[Figure scripts]
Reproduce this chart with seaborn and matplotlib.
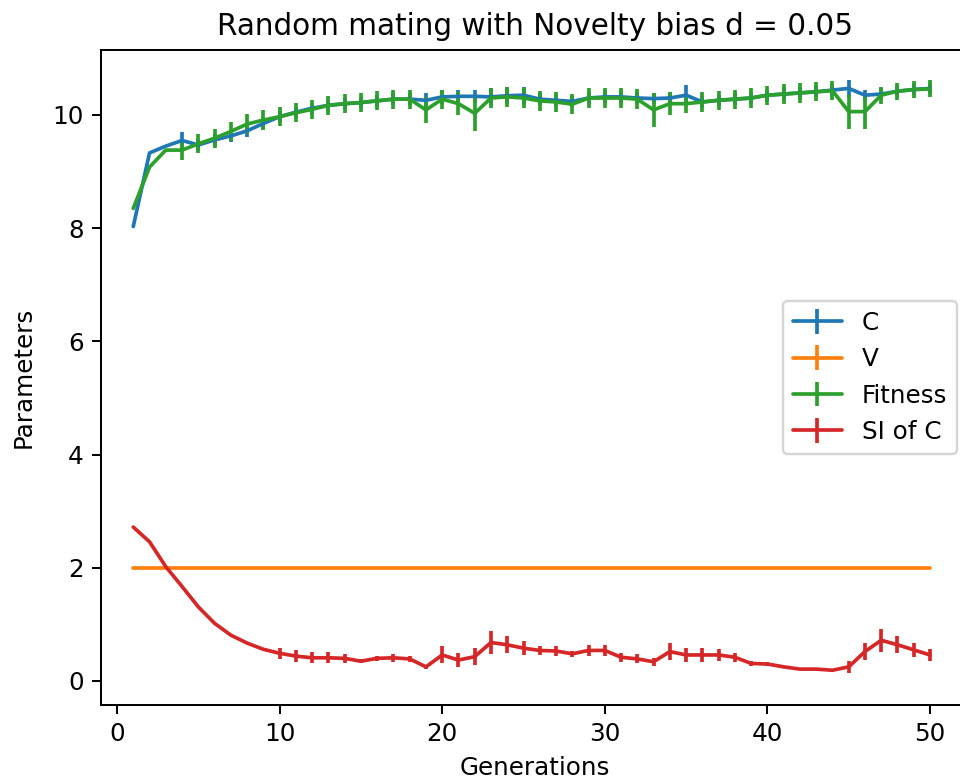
import matplotlib
matplotlib.use("Agg")
import matplotlib.pyplot as plt
import seaborn as sns

generations = list(range(1, 51))

c_vals = [8.03, 9.33, 9.45, 9.55, 9.47, 9.56, 9.63, 9.72, 9.85, 9.97,
          10.05, 10.12, 10.17, 10.20, 10.22, 10.25, 10.28, 10.28, 10.26, 10.32,
          10.33, 10.33, 10.32, 10.34, 10.35, 10.28, 10.26, 10.24, 10.30, 10.32,
          10.32, 10.30, 10.29, 10.30, 10.35, 10.23, 10.26, 10.28, 10.30, 10.35,
          10.37, 10.39, 10.41, 10.44, 10.47, 10.35, 10.37, 10.42, 10.45, 10.47]
c_err = [0, 0, 0, 0.15, 0.1, 0.1, 0.1, 0.1, 0.1, 0.1,
         0.1, 0.1, 0.1, 0.1, 0.1, 0.1, 0.1, 0.1, 0.12, 0.12,
         0.12, 0.12, 0.15, 0.15, 0.15, 0.1, 0.1, 0.1, 0.1, 0.1,
         0.1, 0.1, 0.1, 0.1, 0.18, 0.1, 0.1, 0.1, 0.1, 0.1,
         0.1, 0.1, 0.1, 0.1, 0.15, 0.1, 0.1, 0.1, 0.1, 0.1]

v_vals = [2.0] * 50
v_err = [0.0] * 50

fit_vals = [8.35, 9.08, 9.38, 9.38, 9.49, 9.59, 9.71, 9.84, 9.91, 9.97,
            10.04, 10.10, 10.17, 10.20, 10.22, 10.25, 10.28, 10.28, 10.09, 10.28,
            10.20, 10.03, 10.30, 10.32, 10.30, 10.25, 10.23, 10.19, 10.30, 10.30,
            10.30, 10.28, 10.09, 10.20, 10.20, 10.23, 10.26, 10.28, 10.30, 10.35,
            10.37, 10.39, 10.41, 10.43, 10.06, 10.06, 10.35, 10.42, 10.45, 10.46]
fit_err = [0, 0, 0, 0.17, 0.17, 0.17, 0.17, 0.17, 0.17, 0.17,
           0.17, 0.17, 0.17, 0.17, 0.17, 0.17, 0.17, 0.17, 0.23, 0.17,
           0.2, 0.32, 0.18, 0.18, 0.18, 0.18, 0.18, 0.18, 0.18, 0.18,
           0.18, 0.18, 0.3, 0.2, 0.17, 0.17, 0.17, 0.17, 0.17, 0.17,
           0.17, 0.17, 0.17, 0.17, 0.3, 0.3, 0.15, 0.15, 0.15, 0.15]

si_vals = [2.72, 2.46, 2.02, 1.67, 1.31, 1.02, 0.81, 0.67, 0.56, 0.49,
           0.44, 0.41, 0.41, 0.40, 0.35, 0.40, 0.41, 0.39, 0.25, 0.46,
           0.37, 0.43, 0.68, 0.64, 0.58, 0.54, 0.53, 0.48, 0.54, 0.54,
           0.42, 0.39, 0.34, 0.52, 0.46, 0.46, 0.46, 0.42, 0.31, 0.30,
           0.25, 0.21, 0.21, 0.19, 0.25, 0.52, 0.72, 0.64, 0.55, 0.46]
si_err = [0, 0, 0, 0, 0, 0, 0, 0, 0, 0.1,
          0.1, 0.1, 0.1, 0.08, 0.03, 0.05, 0.07, 0.05, 0.04, 0.15,
          0.13, 0.15, 0.2, 0.15, 0.12, 0.08, 0.08, 0.05, 0.1, 0.1,
          0.08, 0.08, 0.07, 0.15, 0.12, 0.12, 0.1, 0.08, 0.04, 0.03,
          0.02, 0.02, 0.02, 0.03, 0.1, 0.15, 0.2, 0.15, 0.13, 0.1]

series_names = ["C", "V", "Fitness", "SI of C"]

sns.set_style("ticks", {"axes.edgecolor": "black", "text.color": "black",
                        "xtick.color": "black", "ytick.color": "black",
                        "axes.labelcolor": "black"})
plt.rcParams['font.family'] = ['DejaVu Sans']
palette = sns.color_palette("tab10", 4)

DPI = 177
fig = plt.figure(figsize=(960 / DPI, 781 / DPI), dpi=DPI)
# the reference's right spine lies just beyond the picture's right edge
L, R, T, B = 101, 969, 50, 705
ax = fig.add_axes([L / 960, (781 - B) / 781, (R - L) / 960, (B - T) / 781])

for name, vals, errs, col in zip(series_names,
                                  [c_vals, v_vals, fit_vals, si_vals],
                                  [c_err, v_err, fit_err, si_err],
                                  palette):
    ax.errorbar(generations, vals, yerr=errs, color=col, label=name)

ax.set_xlim(-(117 - L) / 16.26, 50 + (R - 930) / 16.26)
ax.set_ylim(-(B - 681) / 56.6, (681 - T) / 56.6)

ax.set_xlabel("Generations")
ax.set_ylabel("Parameters", labelpad=7)
ax.set_title("Random mating with Novelty bias d = 0.05")
ax.legend(loc="center right")

fig.savefig("out.png", dpi=DPI)
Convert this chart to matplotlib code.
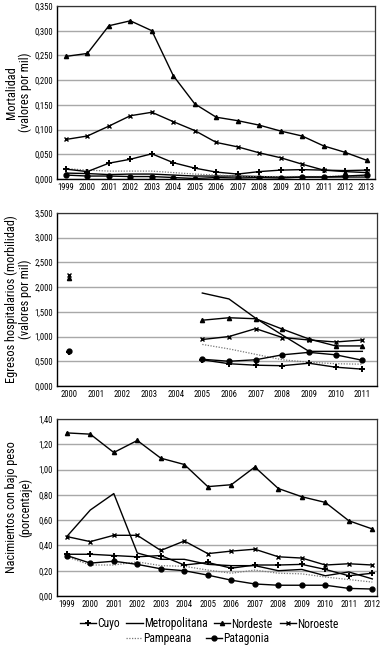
import numpy as np
import matplotlib
matplotlib.use("Agg")
import matplotlib.pyplot as plt
from matplotlib.ticker import FuncFormatter
from matplotlib.lines import Line2D
from matplotlib import font_manager as fm
from matplotlib.font_manager import FontProperties


def pick_font():
    for fam in ["Liberation Sans Narrow", "Roboto Condensed", "Open Sans Condensed"]:
        try:
            fm.findfont(FontProperties(family=fam), fallback_to_default=False)
            return fam, "normal"
        except Exception:
            pass
    try:
        f = fm.findfont(FontProperties(family="DejaVu Sans", stretch="condensed"), fallback_to_default=False)
        if "ondensed" in f:
            return "DejaVu Sans", "condensed"
    except Exception:
        pass
    return "DejaVu Sans", "normal"


FAM, STRETCH = pick_font()
plt.rcParams['font.family'] = [FAM, 'DejaVu Sans']
plt.rcParams['font.stretch'] = STRETCH

nan = np.nan
regions = ["Cuyo", "Metropolitana", "Nordeste", "Noroeste", "Pampeana", "Patagonia"]

# Panel 1: Mortalidad
years1 = [str(y) for y in range(1999, 2014)]
mort = {
    "Cuyo":          [0.020, 0.015, 0.032, 0.040, 0.051, 0.033, 0.022, 0.014, 0.010, 0.015, 0.018, 0.019, 0.018, 0.017, 0.018],
    "Metropolitana": [0.012, 0.011, 0.009, 0.010, 0.010, 0.008, 0.006, 0.006, 0.006, 0.005, 0.004, 0.004, 0.004, 0.004, 0.004],
    "Nordeste":      [0.248, 0.254, 0.310, 0.320, 0.300, 0.209, 0.152, 0.125, 0.118, 0.109, 0.097, 0.087, 0.067, 0.054, 0.038],
    "Noroeste":      [0.080, 0.087, 0.107, 0.128, 0.135, 0.116, 0.098, 0.074, 0.065, 0.053, 0.043, 0.030, 0.018, 0.015, 0.013],
    "Pampeana":      [0.021, 0.018, 0.016, 0.016, 0.016, 0.013, 0.010, 0.008, 0.006, 0.005, 0.005, 0.005, 0.005, 0.006, 0.006],
    "Patagonia":     [0.008, 0.006, 0.006, 0.005, 0.005, 0.003, 0.001, 0.003, 0.002, 0.003, 0.002, 0.004, 0.004, 0.006, 0.008],
}

# Panel 2: Egresos hospitalarios
years2 = [str(y) for y in range(2000, 2012)]
egr = {
    "Cuyo":          [0.69, nan, nan, nan, nan, 0.53, 0.45, 0.42, 0.41, 0.46, 0.38, 0.34],
    "Metropolitana": [nan, nan, nan, nan, nan, 1.88, 1.76, 1.37, 1.03, 0.70, 0.70, 0.70],
    "Nordeste":      [2.19, nan, nan, nan, nan, 1.33, 1.38, 1.36, 1.15, 0.95, 0.81, 0.81],
    "Noroeste":      [2.24, nan, nan, nan, nan, 0.94, 1.00, 1.16, 0.98, 0.93, 0.89, 0.93],
    "Pampeana":      [nan, nan, nan, nan, nan, 0.84, 0.75, 0.64, 0.53, 0.48, 0.45, 0.44],
    "Patagonia":     [0.71, nan, nan, nan, nan, 0.54, 0.50, 0.53, 0.63, 0.68, 0.63, 0.52],
}

# Panel 3: Nacimientos con bajo peso
years3 = [str(y) for y in range(1999, 2013)]
nac = {
    "Cuyo":          [0.33, 0.33, 0.32, 0.31, 0.32, 0.245, 0.265, 0.22, 0.245, 0.245, 0.25, 0.21, 0.16, 0.18],
    "Metropolitana": [0.47, 0.68, 0.81, 0.34, 0.29, 0.29, 0.25, 0.24, 0.24, 0.20, 0.21, 0.16, 0.19, 0.135],
    "Nordeste":      [1.29, 1.28, 1.135, 1.23, 1.09, 1.04, 0.865, 0.88, 1.02, 0.85, 0.785, 0.74, 0.595, 0.53],
    "Noroeste":      [0.47, 0.43, 0.48, 0.48, 0.36, 0.435, 0.335, 0.355, 0.37, 0.31, 0.30, 0.245, 0.255, 0.245],
    "Pampeana":      [0.31, 0.245, 0.245, 0.27, 0.24, 0.235, 0.205, 0.18, 0.205, 0.18, 0.175, 0.15, 0.13, 0.11],
    "Patagonia":     [0.32, 0.26, 0.275, 0.25, 0.215, 0.20, 0.165, 0.125, 0.095, 0.085, 0.085, 0.085, 0.06, 0.055],
}

styles = {
    "Cuyo":          dict(color="black", lw=1.0, marker="+", ms=4.0, mew=1.4),
    "Metropolitana": dict(color="black", lw=1.0, marker=None),
    "Nordeste":      dict(color="black", lw=1.0, marker="^", ms=3.0),
    "Noroeste":      dict(color="black", lw=1.0, marker="x", ms=3.0, mew=1.0),
    "Pampeana":      dict(color="#777777", lw=0.9, ls=(0, (1, 1.2)), marker=None),
    "Patagonia":     dict(color="black", lw=1.0, marker="o", ms=3.5),
}
order = ["Metropolitana", "Pampeana", "Patagonia", "Cuyo", "Noroeste", "Nordeste"]

fig = plt.figure(figsize=(3.82, 6.5), dpi=100)


def setup(ax, cats, ymax, step, dec, ylabel, xlim):
    ax.set_xlim(*xlim)
    ax.set_ylim(0, ymax)
    ax.set_yticks(np.arange(0, ymax + step / 2, step))
    ax.yaxis.set_major_formatter(FuncFormatter(lambda v, p: f"{v:.{dec}f}".replace(".", ",")))
    ax.set_xticks(range(len(cats)))
    ax.set_xticklabels(cats)
    ax.tick_params(axis="both", labelsize=6.2, length=0, pad=3)
    ax.grid(axis="y", color="#a8a8a8", lw=1.0)
    ax.set_axisbelow(True)
    for s in ["top", "right"]:
        ax.spines[s].set_color("#333333")
        ax.spines[s].set_linewidth(0.9)
    for s in ["left", "bottom"]:
        ax.spines[s].set_color("black")
        ax.spines[s].set_linewidth(1.0)
    ax.set_ylabel(ylabel, fontsize=8.8, linespacing=1.0)
    w = ax.get_position().width * 382
    ax.yaxis.set_label_coords(-25.0 / w, 0.5)


def draw(ax, cats, data):
    x = np.arange(len(cats))
    for r in order:
        ax.plot(x, data[r], **styles[r])


ax1 = fig.add_axes([0.149, 0.7246, 0.833, 0.2662])
draw(ax1, years1, mort)
setup(ax1, years1, 0.350, 0.050, 3, "Mortalidad\n(valores por mil)", (-0.42, 14.4))

ax2 = fig.add_axes([0.149, 0.4062, 0.838, 0.2662])
draw(ax2, years2, egr)
setup(ax2, years2, 3.5, 0.5, 3, "Egresos hospitalarios (morbilidad)\n(valores por mil)", (-0.45, 11.55))

ax3 = fig.add_axes([0.149, 0.0831, 0.838, 0.2723])
draw(ax3, years3, nac)
setup(ax3, years3, 1.40, 0.20, 2, "Nacimientos con bajo peso\n(porcentaje)", (-0.42, 13.2))


def handle(r):
    return Line2D([], [], **styles[r])


row1 = ["Cuyo", "Metropolitana", "Nordeste", "Noroeste"]
row2 = ["Pampeana", "Patagonia"]
leg_kw = dict(frameon=False, fontsize=8.3, handlelength=1.4, handletextpad=0.1,
              columnspacing=0.6, borderaxespad=0, borderpad=0)
fig.legend([handle(r) for r in row1], row1, ncol=4, loc="center",
           bbox_to_anchor=(0.547, 0.040), **leg_kw)
fig.legend([handle(r) for r in row2], row2, ncol=2, loc="center",
           bbox_to_anchor=(0.517, 0.017), **{**leg_kw, "columnspacing": 1.2})

fig.savefig("out.png", dpi=100)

▶ **Task goal**: Give the lines again word for word, from the start of the records to the line holding "generations = list(range(1, 51))", both included, and leave out any picture.

▶ **Answer to the task**:
Reproduce this chart with seaborn and matplotlib.
import matplotlib
matplotlib.use("Agg")
import matplotlib.pyplot as plt
import seaborn as sns

generations = list(range(1, 51))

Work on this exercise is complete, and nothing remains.